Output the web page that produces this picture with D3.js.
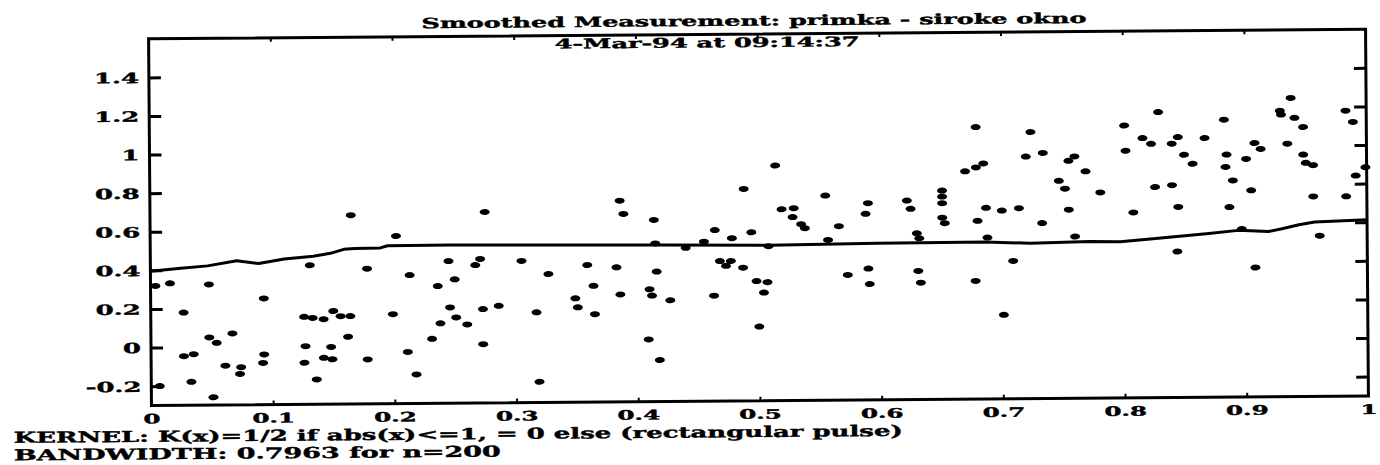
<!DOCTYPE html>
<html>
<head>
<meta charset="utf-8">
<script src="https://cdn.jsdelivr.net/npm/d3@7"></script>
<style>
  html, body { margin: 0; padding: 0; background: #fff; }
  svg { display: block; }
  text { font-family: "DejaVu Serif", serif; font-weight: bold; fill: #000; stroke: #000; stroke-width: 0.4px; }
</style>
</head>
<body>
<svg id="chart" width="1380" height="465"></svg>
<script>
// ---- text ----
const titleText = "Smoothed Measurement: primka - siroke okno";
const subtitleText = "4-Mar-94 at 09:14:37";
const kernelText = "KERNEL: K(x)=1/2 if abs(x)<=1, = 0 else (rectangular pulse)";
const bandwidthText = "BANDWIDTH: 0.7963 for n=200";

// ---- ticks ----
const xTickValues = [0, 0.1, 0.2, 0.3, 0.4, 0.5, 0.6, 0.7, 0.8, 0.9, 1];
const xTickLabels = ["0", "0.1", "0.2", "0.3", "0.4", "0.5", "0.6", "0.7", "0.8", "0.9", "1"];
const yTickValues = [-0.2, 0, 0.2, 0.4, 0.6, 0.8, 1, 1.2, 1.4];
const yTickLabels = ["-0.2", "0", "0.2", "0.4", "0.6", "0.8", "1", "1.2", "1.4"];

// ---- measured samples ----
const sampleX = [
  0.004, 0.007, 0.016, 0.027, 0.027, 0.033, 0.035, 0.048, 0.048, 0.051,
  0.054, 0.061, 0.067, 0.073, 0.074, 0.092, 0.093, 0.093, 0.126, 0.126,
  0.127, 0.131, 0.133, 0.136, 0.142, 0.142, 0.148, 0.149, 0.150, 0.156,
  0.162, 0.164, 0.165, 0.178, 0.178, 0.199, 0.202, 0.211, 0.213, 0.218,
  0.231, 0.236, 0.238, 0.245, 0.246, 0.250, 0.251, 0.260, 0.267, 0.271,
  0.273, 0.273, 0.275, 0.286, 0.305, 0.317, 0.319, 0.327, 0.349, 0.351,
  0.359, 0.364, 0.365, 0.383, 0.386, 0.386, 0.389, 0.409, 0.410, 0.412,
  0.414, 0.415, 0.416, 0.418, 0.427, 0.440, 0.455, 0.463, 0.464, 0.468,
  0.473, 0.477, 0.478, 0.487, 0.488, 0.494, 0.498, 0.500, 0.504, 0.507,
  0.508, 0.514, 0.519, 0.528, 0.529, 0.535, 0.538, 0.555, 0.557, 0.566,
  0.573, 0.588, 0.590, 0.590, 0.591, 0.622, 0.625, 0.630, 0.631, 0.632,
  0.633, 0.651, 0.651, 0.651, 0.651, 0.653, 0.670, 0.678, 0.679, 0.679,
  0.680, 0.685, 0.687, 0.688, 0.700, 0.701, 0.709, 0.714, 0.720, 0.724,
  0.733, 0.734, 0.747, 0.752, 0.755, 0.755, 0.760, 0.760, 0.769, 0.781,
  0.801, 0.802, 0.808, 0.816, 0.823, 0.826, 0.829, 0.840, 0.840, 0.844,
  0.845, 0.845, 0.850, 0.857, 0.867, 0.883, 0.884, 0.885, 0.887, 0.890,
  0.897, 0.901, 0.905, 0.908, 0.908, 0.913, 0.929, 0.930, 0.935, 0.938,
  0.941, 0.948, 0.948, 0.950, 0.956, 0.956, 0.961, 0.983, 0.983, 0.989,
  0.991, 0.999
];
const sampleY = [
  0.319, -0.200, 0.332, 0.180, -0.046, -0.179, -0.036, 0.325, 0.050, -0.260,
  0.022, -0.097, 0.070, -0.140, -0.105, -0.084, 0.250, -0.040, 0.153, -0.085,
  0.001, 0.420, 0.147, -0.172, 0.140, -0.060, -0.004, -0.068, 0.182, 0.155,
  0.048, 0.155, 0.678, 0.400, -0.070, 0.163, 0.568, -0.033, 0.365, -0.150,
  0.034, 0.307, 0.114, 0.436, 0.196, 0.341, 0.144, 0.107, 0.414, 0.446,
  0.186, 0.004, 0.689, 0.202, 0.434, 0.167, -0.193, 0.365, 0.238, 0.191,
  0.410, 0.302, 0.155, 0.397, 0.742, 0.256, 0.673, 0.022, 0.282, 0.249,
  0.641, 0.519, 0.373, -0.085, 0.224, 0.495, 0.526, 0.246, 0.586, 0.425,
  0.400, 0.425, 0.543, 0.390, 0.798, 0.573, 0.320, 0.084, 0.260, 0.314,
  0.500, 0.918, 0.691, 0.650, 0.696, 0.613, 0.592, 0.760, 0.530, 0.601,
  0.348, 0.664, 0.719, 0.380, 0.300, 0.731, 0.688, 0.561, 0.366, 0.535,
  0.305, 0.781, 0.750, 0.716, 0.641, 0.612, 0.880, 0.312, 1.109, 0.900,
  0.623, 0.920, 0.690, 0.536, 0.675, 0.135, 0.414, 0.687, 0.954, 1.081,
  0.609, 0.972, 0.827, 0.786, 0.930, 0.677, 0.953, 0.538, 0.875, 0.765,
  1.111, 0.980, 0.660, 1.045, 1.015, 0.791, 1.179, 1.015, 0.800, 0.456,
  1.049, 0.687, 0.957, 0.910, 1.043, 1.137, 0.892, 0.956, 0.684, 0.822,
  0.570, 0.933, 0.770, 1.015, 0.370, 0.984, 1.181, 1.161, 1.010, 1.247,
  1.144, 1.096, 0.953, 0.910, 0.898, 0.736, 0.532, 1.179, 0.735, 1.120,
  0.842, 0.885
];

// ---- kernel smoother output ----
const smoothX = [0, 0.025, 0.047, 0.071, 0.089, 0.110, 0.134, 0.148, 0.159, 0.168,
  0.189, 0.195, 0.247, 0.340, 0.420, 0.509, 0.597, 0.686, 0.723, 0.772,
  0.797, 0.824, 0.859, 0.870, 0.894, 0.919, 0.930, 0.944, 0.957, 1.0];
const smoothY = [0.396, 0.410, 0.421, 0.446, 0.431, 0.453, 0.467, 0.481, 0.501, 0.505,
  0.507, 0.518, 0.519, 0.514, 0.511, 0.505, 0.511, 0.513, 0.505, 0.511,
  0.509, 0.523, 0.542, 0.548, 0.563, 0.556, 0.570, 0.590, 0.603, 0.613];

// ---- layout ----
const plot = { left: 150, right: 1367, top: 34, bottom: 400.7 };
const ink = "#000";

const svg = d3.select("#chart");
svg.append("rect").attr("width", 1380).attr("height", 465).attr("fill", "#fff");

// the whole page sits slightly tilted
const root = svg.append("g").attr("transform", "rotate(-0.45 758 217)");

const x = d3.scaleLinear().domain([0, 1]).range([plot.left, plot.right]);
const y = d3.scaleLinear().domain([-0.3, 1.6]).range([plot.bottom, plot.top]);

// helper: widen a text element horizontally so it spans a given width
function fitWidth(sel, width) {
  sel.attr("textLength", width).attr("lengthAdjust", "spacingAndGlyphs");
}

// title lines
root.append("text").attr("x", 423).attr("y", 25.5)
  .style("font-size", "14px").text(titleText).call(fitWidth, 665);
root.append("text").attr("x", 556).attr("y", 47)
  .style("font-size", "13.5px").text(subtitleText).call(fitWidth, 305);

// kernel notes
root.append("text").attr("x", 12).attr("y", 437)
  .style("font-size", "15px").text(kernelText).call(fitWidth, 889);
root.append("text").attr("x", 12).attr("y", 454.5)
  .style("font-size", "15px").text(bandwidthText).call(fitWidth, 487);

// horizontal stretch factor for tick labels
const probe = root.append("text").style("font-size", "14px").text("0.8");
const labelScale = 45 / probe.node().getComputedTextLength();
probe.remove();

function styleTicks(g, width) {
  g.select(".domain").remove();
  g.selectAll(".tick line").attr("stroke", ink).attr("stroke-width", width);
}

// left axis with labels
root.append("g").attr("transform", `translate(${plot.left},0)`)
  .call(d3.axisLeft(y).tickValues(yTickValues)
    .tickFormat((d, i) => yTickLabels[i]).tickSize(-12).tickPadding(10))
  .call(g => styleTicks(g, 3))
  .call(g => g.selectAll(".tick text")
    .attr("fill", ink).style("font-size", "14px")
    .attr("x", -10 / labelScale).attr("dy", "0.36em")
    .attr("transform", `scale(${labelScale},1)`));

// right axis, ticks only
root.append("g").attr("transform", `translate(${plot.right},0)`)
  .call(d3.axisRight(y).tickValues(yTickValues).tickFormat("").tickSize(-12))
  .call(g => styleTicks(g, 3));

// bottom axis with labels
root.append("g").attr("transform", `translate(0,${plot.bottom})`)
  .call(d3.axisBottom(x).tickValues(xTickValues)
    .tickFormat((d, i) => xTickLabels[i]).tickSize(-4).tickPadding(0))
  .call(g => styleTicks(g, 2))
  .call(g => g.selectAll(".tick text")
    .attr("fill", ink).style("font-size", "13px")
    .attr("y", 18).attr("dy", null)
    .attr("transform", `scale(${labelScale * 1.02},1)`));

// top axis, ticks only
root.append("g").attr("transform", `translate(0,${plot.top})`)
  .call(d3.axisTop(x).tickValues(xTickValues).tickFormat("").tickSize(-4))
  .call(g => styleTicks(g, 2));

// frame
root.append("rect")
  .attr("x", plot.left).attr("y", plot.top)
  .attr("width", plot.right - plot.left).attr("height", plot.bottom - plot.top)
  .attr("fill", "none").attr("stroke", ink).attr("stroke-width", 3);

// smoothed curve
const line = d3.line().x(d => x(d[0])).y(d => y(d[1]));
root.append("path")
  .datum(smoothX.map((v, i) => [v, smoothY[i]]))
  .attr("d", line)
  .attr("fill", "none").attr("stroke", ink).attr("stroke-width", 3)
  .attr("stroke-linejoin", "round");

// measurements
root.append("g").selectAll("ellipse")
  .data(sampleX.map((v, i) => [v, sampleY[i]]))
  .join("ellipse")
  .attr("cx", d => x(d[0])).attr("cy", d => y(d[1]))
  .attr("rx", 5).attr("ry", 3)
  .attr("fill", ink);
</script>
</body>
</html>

--

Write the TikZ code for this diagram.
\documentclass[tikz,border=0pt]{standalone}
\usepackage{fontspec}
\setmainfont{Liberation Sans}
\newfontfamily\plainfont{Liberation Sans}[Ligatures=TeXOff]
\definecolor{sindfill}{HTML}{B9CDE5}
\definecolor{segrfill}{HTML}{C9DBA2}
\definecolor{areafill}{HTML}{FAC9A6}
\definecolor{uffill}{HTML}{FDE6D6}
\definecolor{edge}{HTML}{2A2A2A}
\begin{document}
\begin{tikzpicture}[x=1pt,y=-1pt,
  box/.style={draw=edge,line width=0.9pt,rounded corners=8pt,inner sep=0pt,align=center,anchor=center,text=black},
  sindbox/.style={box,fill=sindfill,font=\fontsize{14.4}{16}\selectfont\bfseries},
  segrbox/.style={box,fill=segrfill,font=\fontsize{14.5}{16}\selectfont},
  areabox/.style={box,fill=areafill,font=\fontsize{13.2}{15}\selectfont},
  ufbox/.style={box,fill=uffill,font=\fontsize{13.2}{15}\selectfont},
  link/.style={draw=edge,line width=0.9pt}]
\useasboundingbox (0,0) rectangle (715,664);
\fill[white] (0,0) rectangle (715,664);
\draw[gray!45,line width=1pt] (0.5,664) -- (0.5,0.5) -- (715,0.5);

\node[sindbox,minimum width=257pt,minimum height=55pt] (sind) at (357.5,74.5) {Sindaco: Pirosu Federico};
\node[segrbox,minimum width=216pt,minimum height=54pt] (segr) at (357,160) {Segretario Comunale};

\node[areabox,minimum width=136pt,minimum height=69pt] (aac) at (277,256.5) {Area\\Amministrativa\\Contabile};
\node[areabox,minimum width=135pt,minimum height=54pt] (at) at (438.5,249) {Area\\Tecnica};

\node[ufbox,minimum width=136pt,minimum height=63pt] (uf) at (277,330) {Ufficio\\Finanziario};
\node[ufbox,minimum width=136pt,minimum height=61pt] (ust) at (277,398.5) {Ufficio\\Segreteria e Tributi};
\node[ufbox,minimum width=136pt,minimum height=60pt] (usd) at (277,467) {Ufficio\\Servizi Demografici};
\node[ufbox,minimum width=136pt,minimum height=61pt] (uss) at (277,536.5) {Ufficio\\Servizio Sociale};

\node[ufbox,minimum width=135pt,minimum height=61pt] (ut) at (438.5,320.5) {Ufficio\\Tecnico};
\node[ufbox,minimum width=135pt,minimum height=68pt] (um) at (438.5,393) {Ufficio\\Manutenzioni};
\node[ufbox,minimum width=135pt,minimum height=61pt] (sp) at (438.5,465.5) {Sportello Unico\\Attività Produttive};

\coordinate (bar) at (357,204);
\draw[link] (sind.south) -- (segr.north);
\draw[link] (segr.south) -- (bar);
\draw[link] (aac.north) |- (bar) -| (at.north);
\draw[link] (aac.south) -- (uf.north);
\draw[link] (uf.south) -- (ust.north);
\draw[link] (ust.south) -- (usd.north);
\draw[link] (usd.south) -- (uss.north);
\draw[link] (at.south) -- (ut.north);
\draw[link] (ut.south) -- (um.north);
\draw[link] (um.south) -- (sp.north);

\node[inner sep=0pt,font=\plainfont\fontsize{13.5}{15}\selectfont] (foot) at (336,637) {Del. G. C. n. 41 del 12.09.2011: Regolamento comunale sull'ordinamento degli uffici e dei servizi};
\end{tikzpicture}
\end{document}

▸ **STATED EXERCISE**
Of the lines in the data, how many hold the string "this"? State the number, nothing else.

▸ **SOLVED EXERCISE**
2